Lamb exports to China have performed well through 2020, lifting 1% for the year-to-July, to remain the largest export destination. Relative to total Australian lamb exports, China’s market share for the year-to-date has expanded out to 27%, up from 24% in 2019.

The US has taken a hit and its reliance on the foodservice sector has underpinned a 3% decline in lamb shipments, albeit mutton exports have performed well. US cold stores report that lamb inventories in freezers are up 16% compared to year-ago levels, as end-users struggle to find suitable buyers.
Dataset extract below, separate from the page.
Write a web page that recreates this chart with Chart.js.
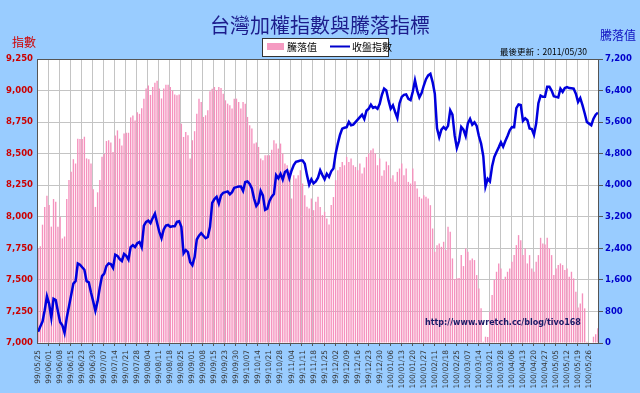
<!DOCTYPE html>
<html>
<head>
<meta charset="utf-8">
<script src="https://cdn.jsdelivr.net/npm/chart.js@4"></script>
<style>
  html, body { margin: 0; padding: 0; background: #99CCFF; }
  canvas { display: block; }
</style>
</head>
<body>
<canvas id="chart" width="640" height="393"></canvas>
<script>
// 每週一個刻度 (每 5 個交易日)
const tickDates = [
  "99/05/25","99/06/01","99/06/08","99/06/15","99/06/23","99/06/30","99/07/07","99/07/14","99/07/21","99/07/28",
  "99/08/04","99/08/11","99/08/18","99/08/25","99/09/01","99/09/08","99/09/15","99/09/23","99/09/30","99/10/07",
  "99/10/14","99/10/21","99/10/28","99/11/04","99/11/11","99/11/18","99/11/25","99/12/02","99/12/09","99/12/16",
  "99/12/23","99/12/30","100/01/06","100/01/13","100/01/20","100/01/27","100/02/11","100/02/18","100/02/25","100/03/07",
  "100/03/14","100/03/21","100/03/28","100/04/06","100/04/13","100/04/20","100/04/27","100/05/05","100/05/12","100/05/19",
  "100/05/26"
];

// 收盤指數 (左軸)
const closeIndex = [
  7090, 7130, 7170, 7260, 7370, 7310, 7200, 7350, 7340, 7250,
  7165, 7140, 7080, 7200, 7290, 7380, 7470, 7490, 7630, 7620,
  7600, 7580, 7490, 7480, 7400, 7330, 7255, 7330, 7440, 7530,
  7550, 7610, 7630, 7625, 7595, 7700, 7690, 7665, 7650, 7705,
  7690, 7660, 7760, 7775, 7760, 7790, 7800, 7760, 7930, 7960,
  7970, 7950, 7990, 8025, 7950, 7880, 7830, 7900, 7930, 7935,
  7920, 7925, 7925, 7960, 7965, 7920, 7710, 7736, 7720, 7640,
  7617, 7680, 7820, 7850, 7870, 7850, 7830, 7840, 7920, 8110,
  8140, 8158, 8105, 8170, 8190, 8195, 8200, 8178, 8195, 8230,
  8235, 8240, 8240, 8205, 8275, 8280, 8260, 8224, 8144, 8086,
  8110, 8205, 8170, 8055, 8065, 8125, 8160, 8180, 8330, 8305,
  8340, 8295, 8355, 8368, 8305, 8365, 8410, 8435, 8440, 8445,
  8445, 8420, 8330, 8255, 8297, 8265, 8280, 8310, 8368, 8330,
  8297, 8340, 8316, 8360, 8382, 8500, 8580, 8650, 8698, 8705,
  8710, 8751, 8725, 8730, 8750, 8770, 8790, 8809, 8775, 8840,
  8856, 8888, 8862, 8870, 8856, 8895, 8967, 9015, 9001, 8922,
  8856, 8883, 8830, 8783, 8900, 8950, 8966, 8970, 8935, 8925,
  8990, 9081, 9000, 8945, 8980, 9040, 9090, 9120, 9133, 9067,
  8975, 8700, 8630, 8690, 8711, 8693, 8720, 8843, 8809, 8646,
  8545, 8600, 8711, 8690, 8640, 8740, 8775, 8730, 8748, 8720,
  8640, 8580, 8480, 8240, 8300, 8280, 8400, 8474, 8514, 8550,
  8590, 8555, 8600, 8640, 8685, 8711, 8710, 8860, 8890, 8885,
  8760, 8780, 8765, 8700, 8695, 8650, 8740, 8900, 8960, 8950,
  8950, 9030, 9030, 9000, 8955, 8950, 8945, 9015, 8990, 9020,
  9028, 9020, 9018, 9015, 8975, 8910, 8940, 8885, 8820, 8750,
  8738, 8725, 8777, 8809, 8825
];

// 騰落值 (右軸)
const adLine = [
  2400, 2450, 3000, 3450, 3730, 3500, 2950, 3650, 3580, 2950,
  3200, 2650, 2700, 3650, 4130, 4340, 4660, 4550, 5180, 5170,
  5170, 5230, 4680, 4660, 4550, 3900, 3450, 3820, 4130, 4720,
  4800, 5120, 5140, 5080, 4840, 5260, 5390, 5180, 5010, 5310,
  5330, 5330, 5720, 5770, 5640, 5850, 5810, 5950, 6190, 6450,
  6530, 6290, 6490, 6600, 6650, 6450, 6200, 6450, 6550, 6550,
  6490, 6400, 6300, 6280, 6300, 5560, 5224, 5350, 5266, 4676,
  5140, 5370, 5815, 6195, 6110, 5731, 5773, 5900, 6380, 6448,
  6490, 6406, 6490, 6465, 6320, 6153, 6068, 6026, 5942, 6195,
  6195, 6110, 5942, 6110, 6068, 5731, 5520, 5435, 5056, 5081,
  4971, 4676, 4634, 4760, 4760, 4760, 4900, 5140, 5056, 4929,
  5056, 4802, 4549, 4507, 4380, 3663, 4254, 4169, 4254, 4380,
  4043, 3747, 3452, 3410, 3663, 3368, 3579, 3705, 3450, 3241,
  3325, 3157, 3005, 3500, 3700, 4127, 4380, 4465, 4591, 4507,
  4718, 4591, 4676, 4507, 4465, 4380, 4549, 4296, 4450, 4718,
  4802, 4887, 4929, 4802, 4507, 4676, 4240, 4380, 4600, 4507,
  4169, 4254, 4085, 4338, 4423, 4549, 4254, 4423, 4085, 4043,
  4423, 4102, 3916, 3705, 3663, 3747, 3705, 3663, 3494, 2903,
  2313, 2481, 2524, 2439, 2566, 2355, 2945, 2819, 2144, 1620,
  1640, 1650, 2228, 1950, 2397, 2313, 2100, 2144, 2102, 1722,
  1384, 878, 34, 160, 150, 793, 1215, 1595, 1806, 2017,
  1891, 1595, 1680, 1806, 1891, 2059, 2228, 2481, 2735, 2608,
  2228, 2397, 2017, 2228, 1891, 1806, 2059, 2228, 2667, 2524,
  2500, 2667, 2397, 2228, 1722, 1891, 1975, 2017, 1975, 1848,
  1891, 1680, 1806, 1637, 1300, 900, 1004, 1258, 878, 34,
  0, 0, 160, 219, 371
];

const labels = closeIndex.map((_, i) => i % 5 === 0 ? (tickDates[i / 5] || "") : "");

const CJK = "'Noto Sans CJK TC', sans-serif";
const LAT = "'DejaVu Sans', Verdana, sans-serif";

// 白底繪圖區、直格線、標題、圖例與其他文字
const decor = {
  id: "decor",
  beforeDraw(chart) {
    const { ctx, chartArea: a } = chart;
    ctx.save();
    ctx.fillStyle = "#99CCFF";
    ctx.fillRect(0, 0, chart.width, chart.height);
    ctx.fillStyle = "#FFFFFF";
    ctx.fillRect(a.left, a.top, a.right - a.left, a.bottom - a.top);
    ctx.restore();
  },
  beforeDatasetsDraw(chart) {
    const { ctx, chartArea: a, scales } = chart;
    const x = scales.x;
    ctx.save();
    ctx.strokeStyle = "#C4C4C4";
    ctx.lineWidth = 1;
    ctx.beginPath();
    for (let i = 5; i < chart.data.labels.length; i += 5) {
      const px = Math.round((x.getPixelForValue(i - 1) + x.getPixelForValue(i)) / 2) + 0.5;
      ctx.moveTo(px, a.top);
      ctx.lineTo(px, a.bottom);
    }
    ctx.stroke();
    ctx.strokeStyle = "#555";
    ctx.beginPath();
    for (let i = 5; i < chart.data.labels.length; i += 5) {
      const px = Math.round((x.getPixelForValue(i - 1) + x.getPixelForValue(i)) / 2) + 0.5;
      ctx.moveTo(px, a.bottom);
      ctx.lineTo(px, a.bottom + 3);
    }
    ctx.stroke();
    ctx.restore();
  },
  afterDraw(chart) {
    const { ctx, chartArea: a } = chart;
    ctx.save();
    ctx.strokeStyle = "#555";
    ctx.lineWidth = 1;
    ctx.strokeRect(a.left + 0.5, a.top + 0.5, a.right - a.left - 1, a.bottom - a.top);

    ctx.textBaseline = "middle";
    ctx.textAlign = "center";
    ctx.fillStyle = "#1C1C8C";
    ctx.font = "20px " + CJK;
    ctx.fillText("台灣加權指數與騰落指標", 320, 25);

    ctx.fillStyle = "#D00000";
    ctx.font = "12px " + CJK;
    ctx.textAlign = "left";
    ctx.fillText("指數", 12, 42);
    ctx.fillStyle = "#1010C0";
    ctx.fillText("騰落值", 600, 35);

    ctx.fillStyle = "#000";
    ctx.font = "8.5px " + CJK;
    ctx.fillText("最後更新：2011/05/30", 500, 52);

    // 圖例
    ctx.fillStyle = "#FFF";
    ctx.fillRect(262, 38, 126, 18);
    ctx.strokeStyle = "#333";
    ctx.strokeRect(262.5, 38.5, 126, 18);
    ctx.fillStyle = "#F59BC2";
    ctx.fillRect(267, 43, 17, 7);
    ctx.strokeStyle = "#0000CC";
    ctx.lineWidth = 2;
    ctx.beginPath();
    ctx.moveTo(330, 46.5);
    ctx.lineTo(350, 46.5);
    ctx.stroke();
    ctx.fillStyle = "#000";
    ctx.font = "10px " + CJK;
    ctx.fillText(chart.data.datasets[0].label, 287, 47);
    ctx.fillText(chart.data.datasets[1].label, 352, 47);

    ctx.fillStyle = "#1A1A66";
    ctx.font = "bold 8px " + LAT;
    ctx.fillText("http://www.wretch.cc/blog/tivo168", 425, 323);
    ctx.restore();
  }
};

new Chart(document.getElementById("chart"), {
  type: "bar",
  data: {
    labels: labels,
    datasets: [
      {
        type: "bar",
        label: "騰落值",
        data: adLine,
        yAxisID: "y1",
        order: 1,
        backgroundColor: "#F591BD",
        borderWidth: 0,
        categoryPercentage: 1,
        barPercentage: 0.62
      },
      {
        type: "line",
        label: "收盤指數",
        data: closeIndex,
        yAxisID: "y",
        order: 0,
        borderColor: "#0000DD",
        borderWidth: 2.5,
        pointRadius: 0,
        tension: 0,
        fill: false
      }
    ]
  },
  options: {
    responsive: false,
    animation: false,
    devicePixelRatio: 1,
    layout: { padding: { top: 59, left: 0, right: 0, bottom: 0 } },
    plugins: {
      legend: { display: false },
      tooltip: { enabled: false }
    },
    scales: {
      x: {
        afterFit: s => { s.height = 50; },
        border: { display: false },
        grid: { display: false, tickLength: 3 },
        ticks: {
          autoSkip: false,
          minRotation: 90,
          maxRotation: 90,
          padding: 4,
          color: "#333",
          font: { family: LAT, size: 7.5 }
        }
      },
      y: {
        position: "left",
        min: 7000,
        max: 9250,
        afterFit: s => { s.width = 37; },
        border: { display: false },
        grid: { color: "#C4C4C4", drawTicks: false },
        ticks: {
          stepSize: 250,
          padding: 4,
          color: "#CC0000",
          font: { family: LAT, size: 8.5, weight: "bold" }
        }
      },
      y1: {
        position: "right",
        min: 0,
        max: 7200,
        afterFit: s => { s.width = 41; },
        border: { display: false },
        grid: { drawOnChartArea: false, tickLength: 4, color: "#555" },
        ticks: {
          stepSize: 800,
          padding: 2,
          color: "#0000CC",
          font: { family: LAT, size: 8.5, weight: "bold" },
          callback: v => v.toLocaleString("en-US")
        }
      }
    }
  },
  plugins: [decor]
});
</script>
</body>
</html>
Weakened demand from the Middle East has been multifaceted, as the crude oil-dependent countries battle with sharp economic pressures on the back of subdued oil prices, a downturn in the aviation industry and subsequent declines in tourism to the region.

In contrast to the expansion seen in the China market, MENA’s total market share of Australian lamb exports has fallen 5% on 2019 to now sit at 20%.

Unsurprisingly, with Australia’s reliance of global markets, export prices have come under pressure, in turn pulling domestic offerings lower.

The Middle East is regarded as a high-value market for Australian sheepmeat, with an established carcase trade to the region underpinned by substantial growth in air-freight in the last 10 years.